--- BEGIN ---

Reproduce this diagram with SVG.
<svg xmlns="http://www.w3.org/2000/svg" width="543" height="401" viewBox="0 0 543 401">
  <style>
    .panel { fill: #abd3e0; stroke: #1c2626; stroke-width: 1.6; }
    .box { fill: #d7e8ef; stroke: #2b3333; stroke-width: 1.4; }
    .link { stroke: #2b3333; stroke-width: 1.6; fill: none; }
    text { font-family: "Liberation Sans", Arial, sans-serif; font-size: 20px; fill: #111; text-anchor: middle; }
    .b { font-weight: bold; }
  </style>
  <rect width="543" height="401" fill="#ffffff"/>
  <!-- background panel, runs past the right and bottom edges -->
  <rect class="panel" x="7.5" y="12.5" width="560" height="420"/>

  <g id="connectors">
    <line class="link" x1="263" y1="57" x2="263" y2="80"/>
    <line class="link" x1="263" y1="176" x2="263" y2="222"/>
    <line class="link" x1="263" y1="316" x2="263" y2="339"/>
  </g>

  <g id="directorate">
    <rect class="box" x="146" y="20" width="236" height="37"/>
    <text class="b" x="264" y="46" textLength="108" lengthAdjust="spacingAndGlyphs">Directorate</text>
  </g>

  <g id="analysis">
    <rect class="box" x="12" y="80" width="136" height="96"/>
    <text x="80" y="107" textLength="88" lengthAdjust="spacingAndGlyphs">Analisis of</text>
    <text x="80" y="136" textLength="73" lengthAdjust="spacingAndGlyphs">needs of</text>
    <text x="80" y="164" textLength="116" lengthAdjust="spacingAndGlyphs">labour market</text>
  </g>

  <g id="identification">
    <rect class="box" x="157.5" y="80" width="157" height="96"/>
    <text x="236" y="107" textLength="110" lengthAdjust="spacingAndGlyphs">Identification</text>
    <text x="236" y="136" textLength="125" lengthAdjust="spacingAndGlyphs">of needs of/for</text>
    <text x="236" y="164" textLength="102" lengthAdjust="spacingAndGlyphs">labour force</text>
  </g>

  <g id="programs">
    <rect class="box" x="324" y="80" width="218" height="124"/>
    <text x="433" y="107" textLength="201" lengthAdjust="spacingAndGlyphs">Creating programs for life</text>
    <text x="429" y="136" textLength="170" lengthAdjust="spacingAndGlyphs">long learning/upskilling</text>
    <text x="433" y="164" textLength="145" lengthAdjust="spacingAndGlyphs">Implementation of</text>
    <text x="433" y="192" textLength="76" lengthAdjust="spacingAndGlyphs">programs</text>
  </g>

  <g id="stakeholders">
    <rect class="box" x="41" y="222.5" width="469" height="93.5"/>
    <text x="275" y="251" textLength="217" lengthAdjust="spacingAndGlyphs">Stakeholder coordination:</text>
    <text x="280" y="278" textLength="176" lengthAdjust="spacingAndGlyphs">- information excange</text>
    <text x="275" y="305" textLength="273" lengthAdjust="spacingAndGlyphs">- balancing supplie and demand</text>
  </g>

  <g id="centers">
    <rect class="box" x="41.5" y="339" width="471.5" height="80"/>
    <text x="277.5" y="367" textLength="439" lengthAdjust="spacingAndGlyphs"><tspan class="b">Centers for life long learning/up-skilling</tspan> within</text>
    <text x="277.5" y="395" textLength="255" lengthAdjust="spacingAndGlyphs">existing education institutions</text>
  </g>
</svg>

--- END ---
--- BEGIN ---

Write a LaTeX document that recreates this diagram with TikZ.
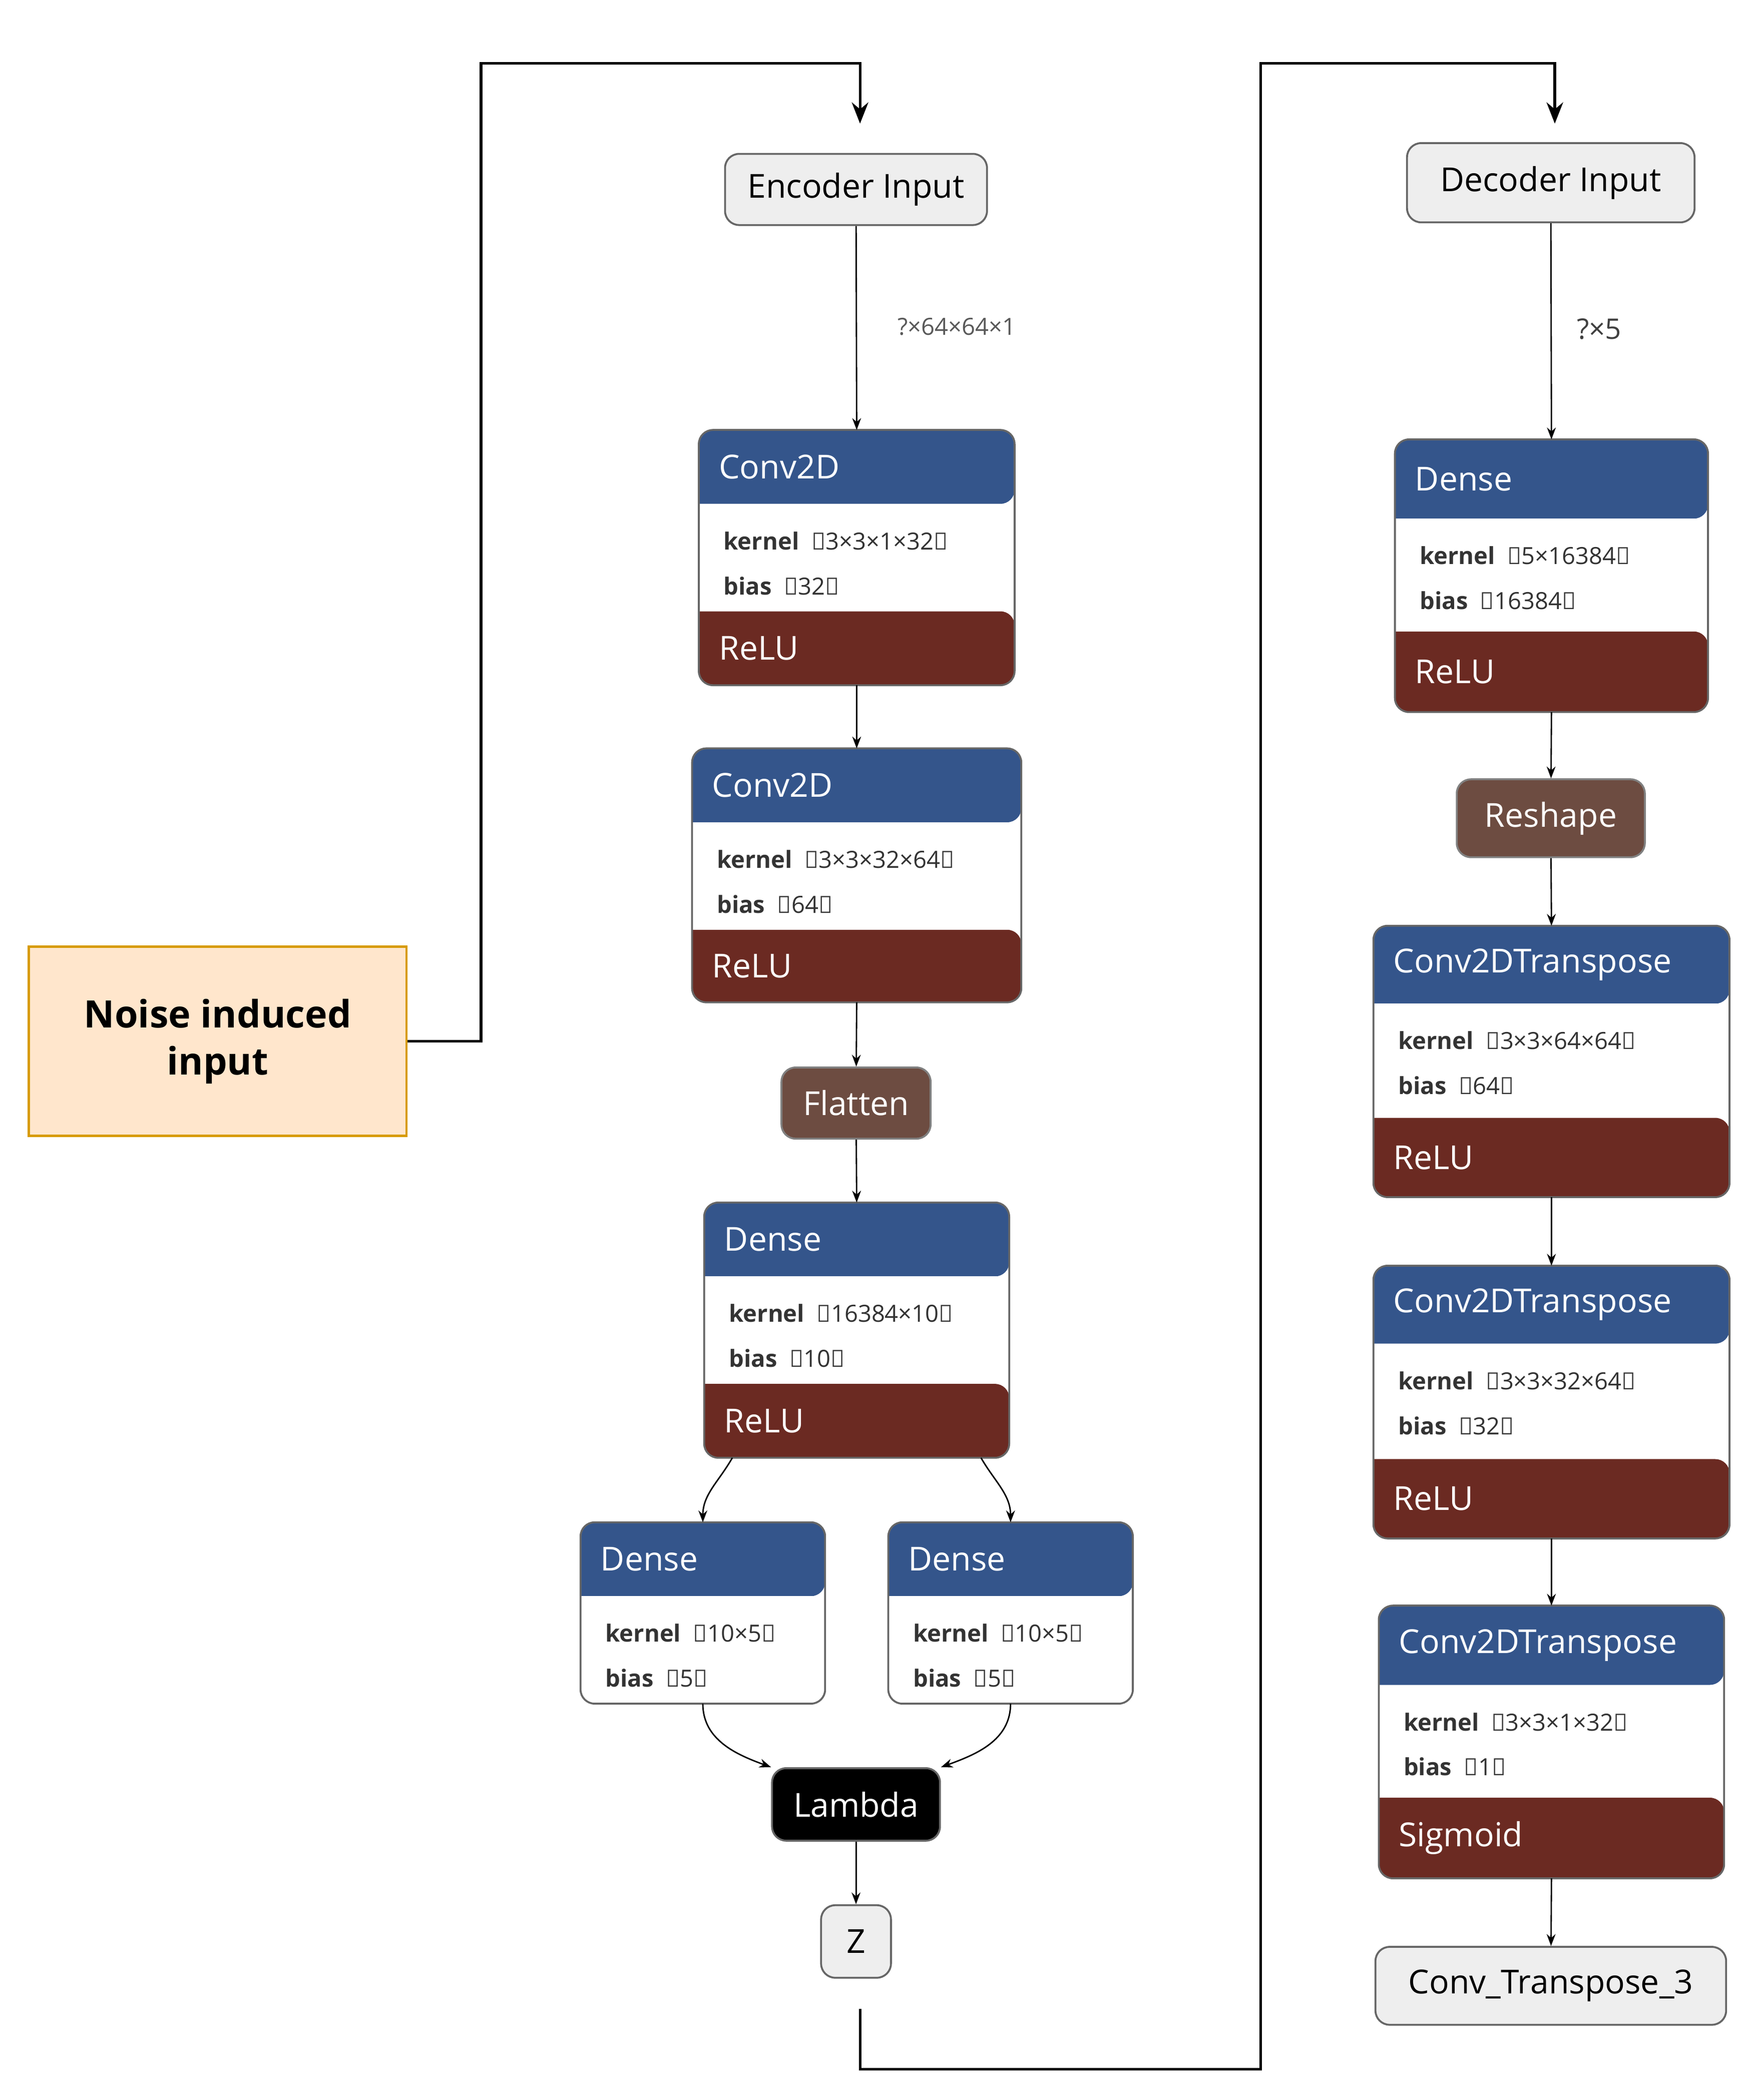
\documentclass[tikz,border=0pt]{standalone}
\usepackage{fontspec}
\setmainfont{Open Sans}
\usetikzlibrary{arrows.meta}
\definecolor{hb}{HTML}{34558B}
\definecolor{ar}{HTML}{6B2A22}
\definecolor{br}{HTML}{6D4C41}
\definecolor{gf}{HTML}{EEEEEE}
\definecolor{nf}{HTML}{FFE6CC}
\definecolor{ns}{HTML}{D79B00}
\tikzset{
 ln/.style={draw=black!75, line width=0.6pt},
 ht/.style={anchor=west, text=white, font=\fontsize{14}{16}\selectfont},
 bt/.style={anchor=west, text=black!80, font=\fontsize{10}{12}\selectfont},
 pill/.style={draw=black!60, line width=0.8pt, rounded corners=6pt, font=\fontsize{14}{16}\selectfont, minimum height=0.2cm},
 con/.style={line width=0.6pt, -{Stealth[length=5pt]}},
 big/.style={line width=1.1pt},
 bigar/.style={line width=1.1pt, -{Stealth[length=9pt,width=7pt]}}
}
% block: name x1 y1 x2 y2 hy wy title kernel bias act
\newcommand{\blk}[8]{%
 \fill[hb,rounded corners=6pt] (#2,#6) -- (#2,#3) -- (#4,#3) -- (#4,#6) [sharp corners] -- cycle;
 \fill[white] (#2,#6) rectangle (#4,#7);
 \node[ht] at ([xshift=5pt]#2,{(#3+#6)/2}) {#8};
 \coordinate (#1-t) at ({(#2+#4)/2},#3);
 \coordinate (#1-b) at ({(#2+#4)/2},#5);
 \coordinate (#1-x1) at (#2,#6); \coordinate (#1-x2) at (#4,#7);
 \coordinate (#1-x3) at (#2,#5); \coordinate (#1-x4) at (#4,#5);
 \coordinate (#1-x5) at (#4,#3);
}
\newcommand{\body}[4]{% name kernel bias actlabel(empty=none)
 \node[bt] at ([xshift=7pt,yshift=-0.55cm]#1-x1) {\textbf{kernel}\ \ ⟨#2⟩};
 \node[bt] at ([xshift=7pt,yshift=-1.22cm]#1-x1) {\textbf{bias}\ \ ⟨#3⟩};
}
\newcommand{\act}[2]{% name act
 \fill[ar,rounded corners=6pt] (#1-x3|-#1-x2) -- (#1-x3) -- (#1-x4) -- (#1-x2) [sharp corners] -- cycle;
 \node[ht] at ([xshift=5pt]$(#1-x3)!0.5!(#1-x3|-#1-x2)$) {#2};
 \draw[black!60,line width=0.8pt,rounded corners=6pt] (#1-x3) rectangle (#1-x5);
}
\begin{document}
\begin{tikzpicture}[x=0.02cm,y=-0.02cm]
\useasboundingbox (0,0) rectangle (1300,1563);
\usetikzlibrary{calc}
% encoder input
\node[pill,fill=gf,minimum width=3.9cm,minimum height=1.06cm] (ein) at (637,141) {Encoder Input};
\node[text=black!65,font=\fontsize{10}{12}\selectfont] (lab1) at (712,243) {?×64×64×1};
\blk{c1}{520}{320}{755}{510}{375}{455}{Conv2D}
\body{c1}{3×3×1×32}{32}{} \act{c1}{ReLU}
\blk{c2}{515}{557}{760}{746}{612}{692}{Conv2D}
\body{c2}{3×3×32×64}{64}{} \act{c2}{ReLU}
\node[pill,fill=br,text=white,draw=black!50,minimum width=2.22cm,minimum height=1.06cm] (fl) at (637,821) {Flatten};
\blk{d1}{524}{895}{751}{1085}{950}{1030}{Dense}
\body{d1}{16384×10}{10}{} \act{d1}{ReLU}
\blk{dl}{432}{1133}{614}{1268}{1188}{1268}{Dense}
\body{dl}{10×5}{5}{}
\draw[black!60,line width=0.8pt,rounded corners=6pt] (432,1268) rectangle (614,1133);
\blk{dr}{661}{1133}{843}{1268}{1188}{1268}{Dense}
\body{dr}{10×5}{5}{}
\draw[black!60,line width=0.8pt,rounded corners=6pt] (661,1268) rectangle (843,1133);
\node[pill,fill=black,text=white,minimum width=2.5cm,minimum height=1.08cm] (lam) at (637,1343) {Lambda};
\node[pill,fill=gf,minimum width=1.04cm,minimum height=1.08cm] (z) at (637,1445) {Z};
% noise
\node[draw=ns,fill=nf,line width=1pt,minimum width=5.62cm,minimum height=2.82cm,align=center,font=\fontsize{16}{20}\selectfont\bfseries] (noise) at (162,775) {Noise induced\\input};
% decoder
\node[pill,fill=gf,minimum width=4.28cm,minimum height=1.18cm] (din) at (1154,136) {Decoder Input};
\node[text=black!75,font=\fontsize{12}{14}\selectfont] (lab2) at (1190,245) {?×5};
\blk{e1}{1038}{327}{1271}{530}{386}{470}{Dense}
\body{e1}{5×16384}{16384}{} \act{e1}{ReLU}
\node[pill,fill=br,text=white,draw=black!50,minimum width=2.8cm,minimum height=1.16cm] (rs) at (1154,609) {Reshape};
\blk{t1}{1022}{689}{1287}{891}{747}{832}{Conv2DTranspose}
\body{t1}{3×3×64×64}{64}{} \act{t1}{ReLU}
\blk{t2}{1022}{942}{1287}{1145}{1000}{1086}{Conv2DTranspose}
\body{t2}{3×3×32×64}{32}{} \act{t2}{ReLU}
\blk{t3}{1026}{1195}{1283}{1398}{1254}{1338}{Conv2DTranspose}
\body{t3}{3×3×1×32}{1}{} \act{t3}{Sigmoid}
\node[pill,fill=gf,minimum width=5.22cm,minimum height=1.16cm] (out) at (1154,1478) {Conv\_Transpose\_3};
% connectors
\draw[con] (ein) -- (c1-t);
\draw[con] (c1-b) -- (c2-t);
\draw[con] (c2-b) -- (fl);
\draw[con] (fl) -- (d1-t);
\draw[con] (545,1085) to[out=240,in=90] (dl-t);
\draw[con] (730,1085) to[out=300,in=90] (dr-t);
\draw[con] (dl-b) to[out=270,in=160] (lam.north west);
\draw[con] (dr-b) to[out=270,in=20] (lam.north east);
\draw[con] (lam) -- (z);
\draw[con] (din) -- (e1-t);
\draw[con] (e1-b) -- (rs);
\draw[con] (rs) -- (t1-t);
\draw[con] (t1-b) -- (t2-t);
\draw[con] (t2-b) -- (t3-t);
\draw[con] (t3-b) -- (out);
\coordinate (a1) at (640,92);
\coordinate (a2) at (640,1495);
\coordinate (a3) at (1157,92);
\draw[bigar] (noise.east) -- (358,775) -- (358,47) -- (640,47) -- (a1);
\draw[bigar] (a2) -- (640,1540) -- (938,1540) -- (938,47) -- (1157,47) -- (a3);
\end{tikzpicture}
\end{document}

--- END ---

→ PROBLEM:
Using the records above, gather all lines where the string "this" is present.

→ FULL SOLUTION:
Reproduce this diagram with SVG.
Write a LaTeX document that recreates this diagram with TikZ.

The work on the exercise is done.